DIRECTIVE =
Copy the material below verbatim from the line with "Emit a Python" to the line with "import pandas as pd", both lines included, omitting pictures and every line outside that range.

MATERIAL FOR THIS TASK =

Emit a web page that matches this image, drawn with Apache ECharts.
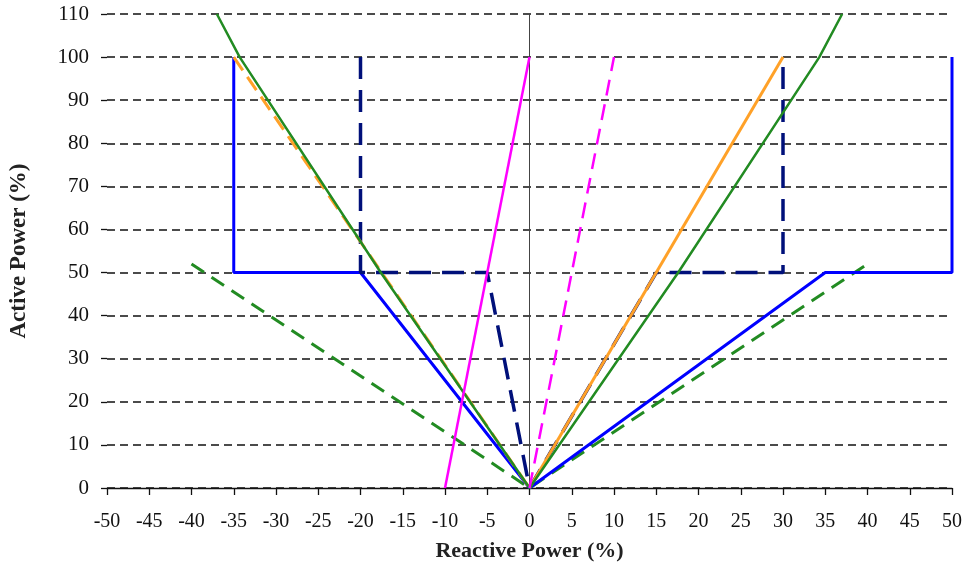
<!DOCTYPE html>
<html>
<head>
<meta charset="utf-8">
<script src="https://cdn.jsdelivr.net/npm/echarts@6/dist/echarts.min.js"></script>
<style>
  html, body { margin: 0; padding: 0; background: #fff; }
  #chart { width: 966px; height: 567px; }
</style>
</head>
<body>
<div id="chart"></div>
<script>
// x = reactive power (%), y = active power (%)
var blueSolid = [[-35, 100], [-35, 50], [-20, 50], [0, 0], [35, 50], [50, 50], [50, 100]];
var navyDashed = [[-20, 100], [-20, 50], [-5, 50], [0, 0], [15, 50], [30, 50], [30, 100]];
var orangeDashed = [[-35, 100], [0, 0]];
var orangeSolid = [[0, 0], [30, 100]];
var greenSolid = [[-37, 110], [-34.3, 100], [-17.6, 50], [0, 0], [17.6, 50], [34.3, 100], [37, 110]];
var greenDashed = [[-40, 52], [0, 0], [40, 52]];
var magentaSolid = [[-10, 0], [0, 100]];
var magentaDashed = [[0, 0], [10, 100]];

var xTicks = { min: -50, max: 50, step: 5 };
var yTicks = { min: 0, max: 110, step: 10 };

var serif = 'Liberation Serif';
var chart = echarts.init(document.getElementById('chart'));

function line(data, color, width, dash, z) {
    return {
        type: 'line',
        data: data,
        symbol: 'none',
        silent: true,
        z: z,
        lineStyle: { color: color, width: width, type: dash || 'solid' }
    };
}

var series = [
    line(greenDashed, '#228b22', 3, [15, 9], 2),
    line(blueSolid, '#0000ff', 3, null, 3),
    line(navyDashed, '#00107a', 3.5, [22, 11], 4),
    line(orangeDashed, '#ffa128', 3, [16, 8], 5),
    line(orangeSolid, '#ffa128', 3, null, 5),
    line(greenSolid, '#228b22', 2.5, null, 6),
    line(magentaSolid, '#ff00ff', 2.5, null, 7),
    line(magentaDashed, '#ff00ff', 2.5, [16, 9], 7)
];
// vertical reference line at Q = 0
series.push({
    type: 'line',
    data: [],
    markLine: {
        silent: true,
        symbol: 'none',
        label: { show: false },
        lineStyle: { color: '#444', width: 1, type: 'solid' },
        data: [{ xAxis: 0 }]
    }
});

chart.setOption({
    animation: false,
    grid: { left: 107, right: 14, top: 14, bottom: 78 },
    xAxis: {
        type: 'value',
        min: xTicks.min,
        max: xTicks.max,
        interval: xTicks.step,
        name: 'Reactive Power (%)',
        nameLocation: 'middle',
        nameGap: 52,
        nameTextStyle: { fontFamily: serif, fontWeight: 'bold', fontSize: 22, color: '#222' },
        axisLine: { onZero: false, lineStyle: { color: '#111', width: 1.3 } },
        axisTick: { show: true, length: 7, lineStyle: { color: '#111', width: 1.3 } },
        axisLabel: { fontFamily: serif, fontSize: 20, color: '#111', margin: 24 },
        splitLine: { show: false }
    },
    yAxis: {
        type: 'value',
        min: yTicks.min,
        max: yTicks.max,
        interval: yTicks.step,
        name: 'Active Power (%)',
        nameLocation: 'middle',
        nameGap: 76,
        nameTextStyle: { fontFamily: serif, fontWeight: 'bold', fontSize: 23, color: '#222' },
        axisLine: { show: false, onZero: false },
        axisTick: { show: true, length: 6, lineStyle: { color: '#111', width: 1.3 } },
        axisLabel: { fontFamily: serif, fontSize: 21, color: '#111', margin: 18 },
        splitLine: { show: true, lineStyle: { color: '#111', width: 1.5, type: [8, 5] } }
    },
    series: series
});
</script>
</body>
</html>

--

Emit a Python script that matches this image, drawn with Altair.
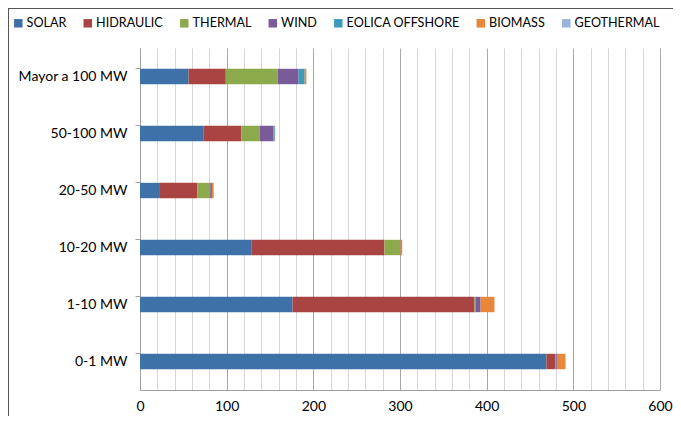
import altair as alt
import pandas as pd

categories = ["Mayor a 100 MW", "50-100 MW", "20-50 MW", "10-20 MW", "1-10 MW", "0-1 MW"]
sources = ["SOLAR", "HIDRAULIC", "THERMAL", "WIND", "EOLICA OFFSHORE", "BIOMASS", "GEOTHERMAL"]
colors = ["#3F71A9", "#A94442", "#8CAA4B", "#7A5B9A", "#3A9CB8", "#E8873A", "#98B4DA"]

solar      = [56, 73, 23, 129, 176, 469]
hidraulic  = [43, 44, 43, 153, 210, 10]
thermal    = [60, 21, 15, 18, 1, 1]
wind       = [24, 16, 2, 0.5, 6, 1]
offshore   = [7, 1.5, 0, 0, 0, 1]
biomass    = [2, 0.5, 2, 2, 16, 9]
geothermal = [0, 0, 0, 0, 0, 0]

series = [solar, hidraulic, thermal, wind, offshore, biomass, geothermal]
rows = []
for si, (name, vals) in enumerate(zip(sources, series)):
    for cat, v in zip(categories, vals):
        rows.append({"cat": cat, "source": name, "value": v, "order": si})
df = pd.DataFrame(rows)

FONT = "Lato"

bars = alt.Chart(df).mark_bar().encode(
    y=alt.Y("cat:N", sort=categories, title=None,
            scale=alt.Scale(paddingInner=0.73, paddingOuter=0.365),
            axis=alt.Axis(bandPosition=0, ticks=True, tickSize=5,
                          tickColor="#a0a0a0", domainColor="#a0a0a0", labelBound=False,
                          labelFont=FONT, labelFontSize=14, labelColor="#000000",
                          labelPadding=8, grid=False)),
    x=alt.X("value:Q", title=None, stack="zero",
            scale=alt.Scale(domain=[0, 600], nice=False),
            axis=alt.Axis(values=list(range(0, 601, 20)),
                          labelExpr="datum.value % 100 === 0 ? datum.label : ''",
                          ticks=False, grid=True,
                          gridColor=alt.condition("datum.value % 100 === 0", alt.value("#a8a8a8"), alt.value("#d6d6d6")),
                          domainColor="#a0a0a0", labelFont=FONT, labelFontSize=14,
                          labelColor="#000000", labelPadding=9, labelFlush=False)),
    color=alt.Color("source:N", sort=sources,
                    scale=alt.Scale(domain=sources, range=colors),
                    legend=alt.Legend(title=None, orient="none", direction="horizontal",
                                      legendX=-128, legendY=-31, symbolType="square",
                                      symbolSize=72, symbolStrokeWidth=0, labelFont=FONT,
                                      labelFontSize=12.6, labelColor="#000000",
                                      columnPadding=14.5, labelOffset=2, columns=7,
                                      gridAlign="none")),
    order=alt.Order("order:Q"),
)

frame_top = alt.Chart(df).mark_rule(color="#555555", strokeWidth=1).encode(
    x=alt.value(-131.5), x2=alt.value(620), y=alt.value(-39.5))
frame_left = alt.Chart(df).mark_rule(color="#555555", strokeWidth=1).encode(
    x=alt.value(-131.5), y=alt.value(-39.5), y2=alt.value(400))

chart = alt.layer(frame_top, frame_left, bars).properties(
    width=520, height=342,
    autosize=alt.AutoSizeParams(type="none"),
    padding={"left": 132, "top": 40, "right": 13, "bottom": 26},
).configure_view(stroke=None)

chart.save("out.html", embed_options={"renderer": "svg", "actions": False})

--

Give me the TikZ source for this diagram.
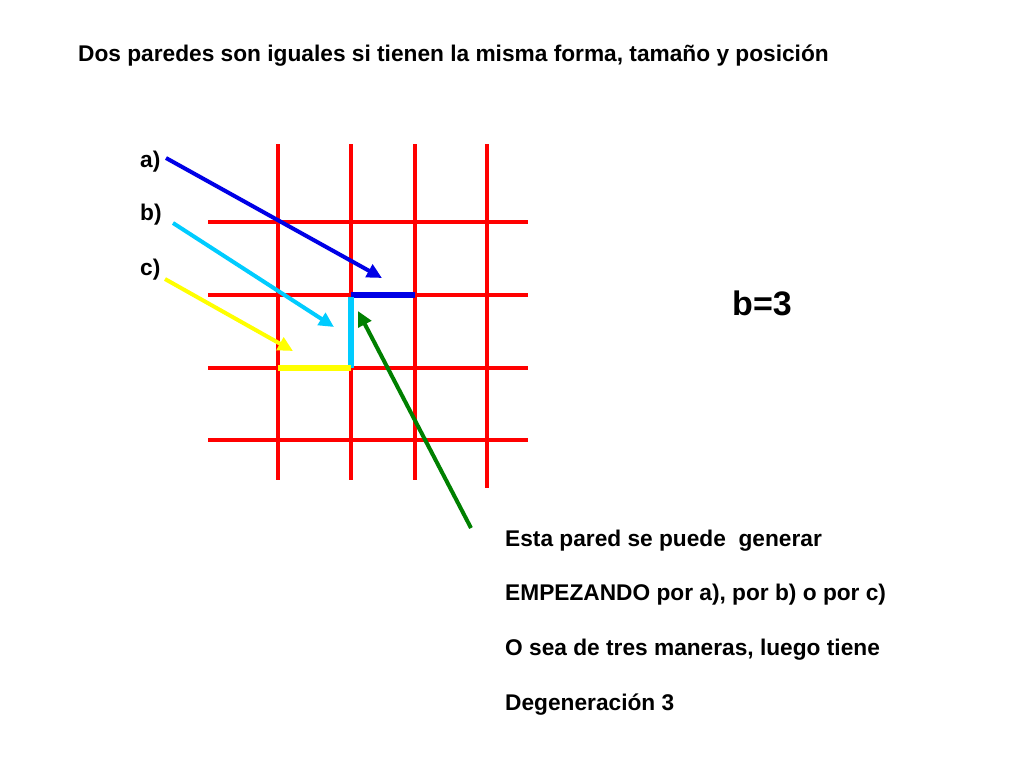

WRITTEN ANSWER =
Emit a Python script that matches this image, drawn with Altair.
import altair as alt
import pandas as pd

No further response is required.